Directions for this task –
Below are records; extract exactly the lines from the one containing "Output the LaTeX" through the last, both included, and keep the pictures out.

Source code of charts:
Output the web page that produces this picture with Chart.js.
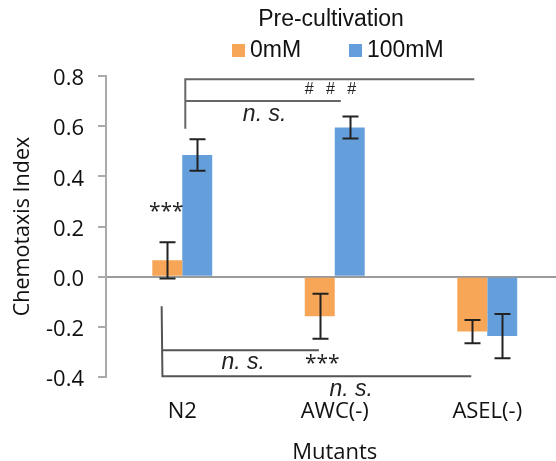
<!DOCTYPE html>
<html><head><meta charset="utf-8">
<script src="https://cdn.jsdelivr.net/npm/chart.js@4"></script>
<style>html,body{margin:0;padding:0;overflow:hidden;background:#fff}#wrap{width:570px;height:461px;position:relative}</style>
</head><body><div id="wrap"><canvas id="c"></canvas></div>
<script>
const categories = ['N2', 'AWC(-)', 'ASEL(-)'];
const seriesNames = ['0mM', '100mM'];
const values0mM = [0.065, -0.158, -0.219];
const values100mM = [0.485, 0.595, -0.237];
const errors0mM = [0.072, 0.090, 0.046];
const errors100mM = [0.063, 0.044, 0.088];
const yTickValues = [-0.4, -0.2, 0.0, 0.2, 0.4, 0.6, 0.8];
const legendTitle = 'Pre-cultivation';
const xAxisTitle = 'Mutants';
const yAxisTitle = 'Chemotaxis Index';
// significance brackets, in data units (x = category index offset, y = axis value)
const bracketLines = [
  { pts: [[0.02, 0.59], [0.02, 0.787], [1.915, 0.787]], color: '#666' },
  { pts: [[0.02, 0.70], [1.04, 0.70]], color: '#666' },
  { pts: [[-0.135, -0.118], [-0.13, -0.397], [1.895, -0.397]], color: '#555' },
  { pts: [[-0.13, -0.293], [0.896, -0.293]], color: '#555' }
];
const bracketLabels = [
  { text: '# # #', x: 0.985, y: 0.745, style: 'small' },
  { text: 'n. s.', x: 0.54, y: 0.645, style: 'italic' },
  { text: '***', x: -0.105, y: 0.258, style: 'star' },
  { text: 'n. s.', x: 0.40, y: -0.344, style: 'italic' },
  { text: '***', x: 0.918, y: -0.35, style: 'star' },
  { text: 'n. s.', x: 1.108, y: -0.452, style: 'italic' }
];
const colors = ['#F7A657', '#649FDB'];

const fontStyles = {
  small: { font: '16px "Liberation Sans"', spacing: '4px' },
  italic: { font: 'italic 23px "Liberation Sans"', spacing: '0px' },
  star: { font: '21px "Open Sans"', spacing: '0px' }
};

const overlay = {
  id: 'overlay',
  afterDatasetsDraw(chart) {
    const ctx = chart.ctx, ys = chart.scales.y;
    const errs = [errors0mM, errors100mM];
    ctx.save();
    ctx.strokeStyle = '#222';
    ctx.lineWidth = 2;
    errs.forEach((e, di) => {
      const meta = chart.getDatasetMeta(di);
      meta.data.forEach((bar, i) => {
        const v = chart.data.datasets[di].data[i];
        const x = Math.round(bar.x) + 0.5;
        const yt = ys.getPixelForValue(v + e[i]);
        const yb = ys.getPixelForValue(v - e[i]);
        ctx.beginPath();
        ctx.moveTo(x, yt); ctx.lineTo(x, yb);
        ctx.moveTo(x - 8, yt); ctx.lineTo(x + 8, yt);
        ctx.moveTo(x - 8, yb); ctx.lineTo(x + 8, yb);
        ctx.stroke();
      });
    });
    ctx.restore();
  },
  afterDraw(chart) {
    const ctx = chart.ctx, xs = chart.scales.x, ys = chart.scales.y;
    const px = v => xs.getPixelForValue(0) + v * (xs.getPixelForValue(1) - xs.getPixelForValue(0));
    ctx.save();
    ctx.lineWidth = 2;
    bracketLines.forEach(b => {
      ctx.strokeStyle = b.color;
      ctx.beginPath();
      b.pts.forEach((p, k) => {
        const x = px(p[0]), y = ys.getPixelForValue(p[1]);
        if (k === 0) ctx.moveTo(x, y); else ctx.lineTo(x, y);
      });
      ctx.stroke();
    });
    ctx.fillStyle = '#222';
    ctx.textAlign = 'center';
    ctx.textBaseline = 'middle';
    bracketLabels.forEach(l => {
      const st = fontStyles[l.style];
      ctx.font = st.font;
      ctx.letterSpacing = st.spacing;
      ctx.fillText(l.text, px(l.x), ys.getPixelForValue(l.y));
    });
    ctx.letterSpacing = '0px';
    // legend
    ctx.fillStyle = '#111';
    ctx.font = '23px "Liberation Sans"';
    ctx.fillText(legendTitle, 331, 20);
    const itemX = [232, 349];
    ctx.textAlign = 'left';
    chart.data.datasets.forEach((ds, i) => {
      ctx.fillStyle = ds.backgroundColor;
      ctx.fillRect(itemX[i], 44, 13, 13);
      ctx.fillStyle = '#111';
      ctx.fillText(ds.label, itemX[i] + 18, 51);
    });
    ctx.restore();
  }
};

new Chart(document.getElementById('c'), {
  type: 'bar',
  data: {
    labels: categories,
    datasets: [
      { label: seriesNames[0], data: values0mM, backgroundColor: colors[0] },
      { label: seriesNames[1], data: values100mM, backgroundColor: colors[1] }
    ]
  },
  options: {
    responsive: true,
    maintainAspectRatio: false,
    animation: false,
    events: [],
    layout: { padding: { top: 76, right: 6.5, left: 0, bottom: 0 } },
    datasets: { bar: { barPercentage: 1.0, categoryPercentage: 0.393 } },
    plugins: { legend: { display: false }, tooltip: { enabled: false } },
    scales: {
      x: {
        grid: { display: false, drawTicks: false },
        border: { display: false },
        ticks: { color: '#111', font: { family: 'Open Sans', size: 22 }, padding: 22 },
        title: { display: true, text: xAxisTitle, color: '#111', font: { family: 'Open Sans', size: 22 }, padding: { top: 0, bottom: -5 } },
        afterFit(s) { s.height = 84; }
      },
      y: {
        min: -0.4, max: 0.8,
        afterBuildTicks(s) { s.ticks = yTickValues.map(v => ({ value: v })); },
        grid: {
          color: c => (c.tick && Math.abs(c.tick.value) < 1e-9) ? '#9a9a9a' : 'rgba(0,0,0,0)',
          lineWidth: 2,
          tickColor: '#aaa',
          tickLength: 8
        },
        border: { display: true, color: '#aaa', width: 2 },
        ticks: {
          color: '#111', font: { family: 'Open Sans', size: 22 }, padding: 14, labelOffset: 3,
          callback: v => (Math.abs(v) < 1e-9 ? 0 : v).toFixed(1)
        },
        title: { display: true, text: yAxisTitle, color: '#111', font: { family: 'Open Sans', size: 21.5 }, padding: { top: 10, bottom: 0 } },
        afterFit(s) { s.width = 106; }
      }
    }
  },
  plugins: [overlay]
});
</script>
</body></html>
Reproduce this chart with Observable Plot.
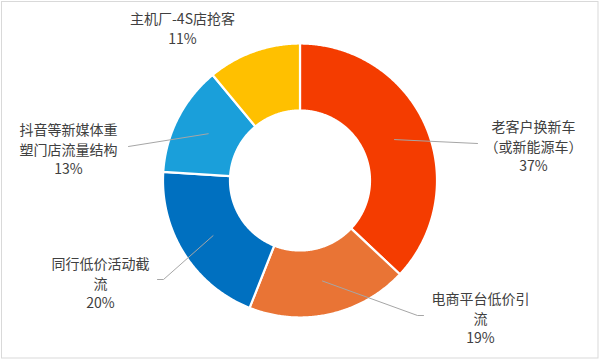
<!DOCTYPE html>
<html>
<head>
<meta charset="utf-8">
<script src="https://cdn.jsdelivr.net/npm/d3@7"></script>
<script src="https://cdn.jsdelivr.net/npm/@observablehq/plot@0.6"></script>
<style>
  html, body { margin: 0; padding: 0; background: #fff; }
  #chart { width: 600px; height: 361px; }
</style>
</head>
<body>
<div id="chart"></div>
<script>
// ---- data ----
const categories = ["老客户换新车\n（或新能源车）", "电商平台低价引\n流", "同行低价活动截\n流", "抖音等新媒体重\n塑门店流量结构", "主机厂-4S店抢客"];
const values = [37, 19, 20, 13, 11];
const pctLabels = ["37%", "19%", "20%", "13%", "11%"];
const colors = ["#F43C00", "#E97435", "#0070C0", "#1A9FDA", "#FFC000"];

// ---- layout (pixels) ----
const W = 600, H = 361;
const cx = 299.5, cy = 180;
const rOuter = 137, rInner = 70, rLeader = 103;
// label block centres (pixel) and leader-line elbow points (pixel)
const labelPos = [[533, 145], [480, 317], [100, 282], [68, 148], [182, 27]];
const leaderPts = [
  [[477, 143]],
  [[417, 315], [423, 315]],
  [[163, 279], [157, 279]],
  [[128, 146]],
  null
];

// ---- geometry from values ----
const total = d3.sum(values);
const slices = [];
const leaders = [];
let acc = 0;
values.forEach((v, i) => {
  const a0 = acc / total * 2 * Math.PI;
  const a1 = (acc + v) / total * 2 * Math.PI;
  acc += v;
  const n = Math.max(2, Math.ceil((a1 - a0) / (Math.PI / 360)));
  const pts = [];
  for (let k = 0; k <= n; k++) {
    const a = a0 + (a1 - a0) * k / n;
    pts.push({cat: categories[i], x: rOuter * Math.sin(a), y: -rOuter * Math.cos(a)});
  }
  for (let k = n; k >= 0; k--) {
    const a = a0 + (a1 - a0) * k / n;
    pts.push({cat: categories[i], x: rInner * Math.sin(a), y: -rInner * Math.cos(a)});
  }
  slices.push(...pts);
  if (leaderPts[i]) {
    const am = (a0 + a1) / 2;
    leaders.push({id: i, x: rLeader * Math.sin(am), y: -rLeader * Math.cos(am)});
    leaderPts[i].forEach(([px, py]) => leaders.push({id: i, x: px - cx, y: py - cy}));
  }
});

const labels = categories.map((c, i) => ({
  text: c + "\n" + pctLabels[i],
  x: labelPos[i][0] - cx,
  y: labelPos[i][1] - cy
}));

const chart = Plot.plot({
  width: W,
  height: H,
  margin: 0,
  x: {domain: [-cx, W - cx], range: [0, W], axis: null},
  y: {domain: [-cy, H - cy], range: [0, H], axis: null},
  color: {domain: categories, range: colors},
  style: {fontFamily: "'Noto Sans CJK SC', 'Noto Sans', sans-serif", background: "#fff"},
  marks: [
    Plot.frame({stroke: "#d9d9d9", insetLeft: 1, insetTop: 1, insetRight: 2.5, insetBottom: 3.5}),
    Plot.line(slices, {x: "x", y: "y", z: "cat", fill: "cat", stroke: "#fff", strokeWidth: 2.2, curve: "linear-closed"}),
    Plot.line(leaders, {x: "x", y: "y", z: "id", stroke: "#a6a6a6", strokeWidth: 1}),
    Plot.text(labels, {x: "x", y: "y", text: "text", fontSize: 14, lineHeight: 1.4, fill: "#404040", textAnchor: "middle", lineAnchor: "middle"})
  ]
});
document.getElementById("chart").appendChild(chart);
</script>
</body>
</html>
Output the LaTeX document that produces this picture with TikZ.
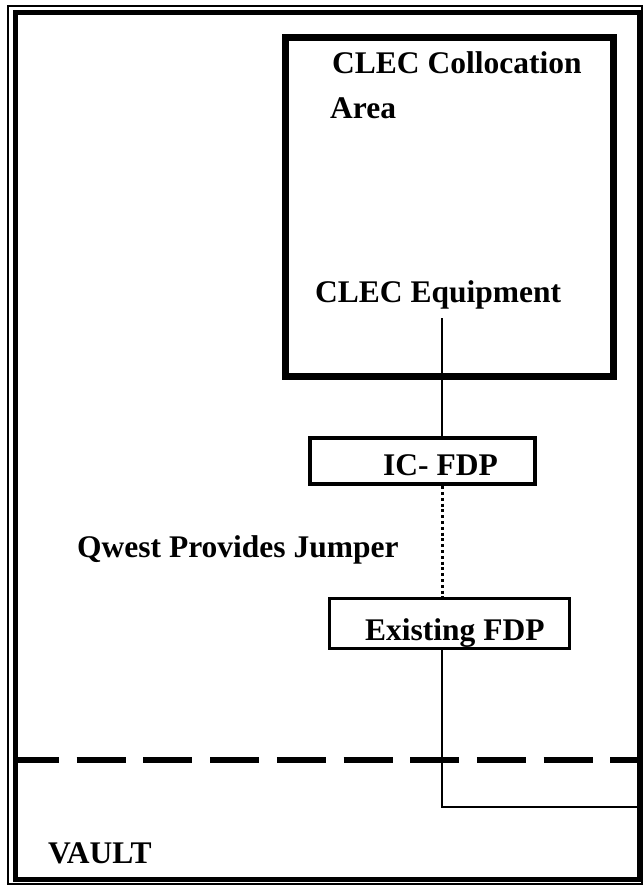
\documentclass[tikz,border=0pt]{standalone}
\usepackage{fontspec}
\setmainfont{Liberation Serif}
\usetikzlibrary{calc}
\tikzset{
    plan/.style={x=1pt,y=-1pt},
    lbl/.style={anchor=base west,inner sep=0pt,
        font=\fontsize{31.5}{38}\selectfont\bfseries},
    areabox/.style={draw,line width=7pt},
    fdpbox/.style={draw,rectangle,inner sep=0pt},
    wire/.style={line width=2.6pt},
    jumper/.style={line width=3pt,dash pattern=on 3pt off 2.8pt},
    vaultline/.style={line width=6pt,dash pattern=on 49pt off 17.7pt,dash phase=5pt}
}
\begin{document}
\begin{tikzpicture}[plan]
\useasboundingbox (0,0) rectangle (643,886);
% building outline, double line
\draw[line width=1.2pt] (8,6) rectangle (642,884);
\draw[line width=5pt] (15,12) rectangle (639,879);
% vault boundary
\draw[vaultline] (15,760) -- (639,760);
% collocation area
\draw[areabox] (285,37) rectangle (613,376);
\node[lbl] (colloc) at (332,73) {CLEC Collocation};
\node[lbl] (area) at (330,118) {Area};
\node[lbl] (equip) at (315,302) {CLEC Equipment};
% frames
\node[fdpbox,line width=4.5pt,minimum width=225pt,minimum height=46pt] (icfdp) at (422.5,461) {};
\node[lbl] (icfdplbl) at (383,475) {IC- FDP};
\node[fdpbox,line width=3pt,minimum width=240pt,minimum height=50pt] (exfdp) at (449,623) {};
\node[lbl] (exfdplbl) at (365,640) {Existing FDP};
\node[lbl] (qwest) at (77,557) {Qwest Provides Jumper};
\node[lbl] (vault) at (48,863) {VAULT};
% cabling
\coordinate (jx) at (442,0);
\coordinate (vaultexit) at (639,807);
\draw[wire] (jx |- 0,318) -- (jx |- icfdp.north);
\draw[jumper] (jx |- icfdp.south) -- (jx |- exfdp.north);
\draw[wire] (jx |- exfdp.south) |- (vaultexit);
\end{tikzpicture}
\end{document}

Result of the exercise –
Output the LaTeX document that produces this picture with TikZ.
\documentclass[tikz,border=0pt]{standalone}
\usepackage{fontspec}
\setmainfont{Liberation Serif}
\usetikzlibrary{calc}
\tikzset{
    plan/.style={x=1pt,y=-1pt},
    lbl/.style={anchor=base west,inner sep=0pt,
        font=\fontsize{31.5}{38}\selectfont\bfseries},
    areabox/.style={draw,line width=7pt},
    fdpbox/.style={draw,rectangle,inner sep=0pt},
    wire/.style={line width=2.6pt},
    jumper/.style={line width=3pt,dash pattern=on 3pt off 2.8pt},
    vaultline/.style={line width=6pt,dash pattern=on 49pt off 17.7pt,dash phase=5pt}
}
\begin{document}
\begin{tikzpicture}[plan]
\useasboundingbox (0,0) rectangle (643,886);
% building outline, double line
\draw[line width=1.2pt] (8,6) rectangle (642,884);
\draw[line width=5pt] (15,12) rectangle (639,879);
% vault boundary
\draw[vaultline] (15,760) -- (639,760);
% collocation area
\draw[areabox] (285,37) rectangle (613,376);
\node[lbl] (colloc) at (332,73) {CLEC Collocation};
\node[lbl] (area) at (330,118) {Area};
\node[lbl] (equip) at (315,302) {CLEC Equipment};
% frames
\node[fdpbox,line width=4.5pt,minimum width=225pt,minimum height=46pt] (icfdp) at (422.5,461) {};
\node[lbl] (icfdplbl) at (383,475) {IC- FDP};
\node[fdpbox,line width=3pt,minimum width=240pt,minimum height=50pt] (exfdp) at (449,623) {};
\node[lbl] (exfdplbl) at (365,640) {Existing FDP};
\node[lbl] (qwest) at (77,557) {Qwest Provides Jumper};
\node[lbl] (vault) at (48,863) {VAULT};
% cabling
\coordinate (jx) at (442,0);
\coordinate (vaultexit) at (639,807);
\draw[wire] (jx |- 0,318) -- (jx |- icfdp.north);
\draw[jumper] (jx |- icfdp.south) -- (jx |- exfdp.north);
\draw[wire] (jx |- exfdp.south) |- (vaultexit);
\end{tikzpicture}
\end{document}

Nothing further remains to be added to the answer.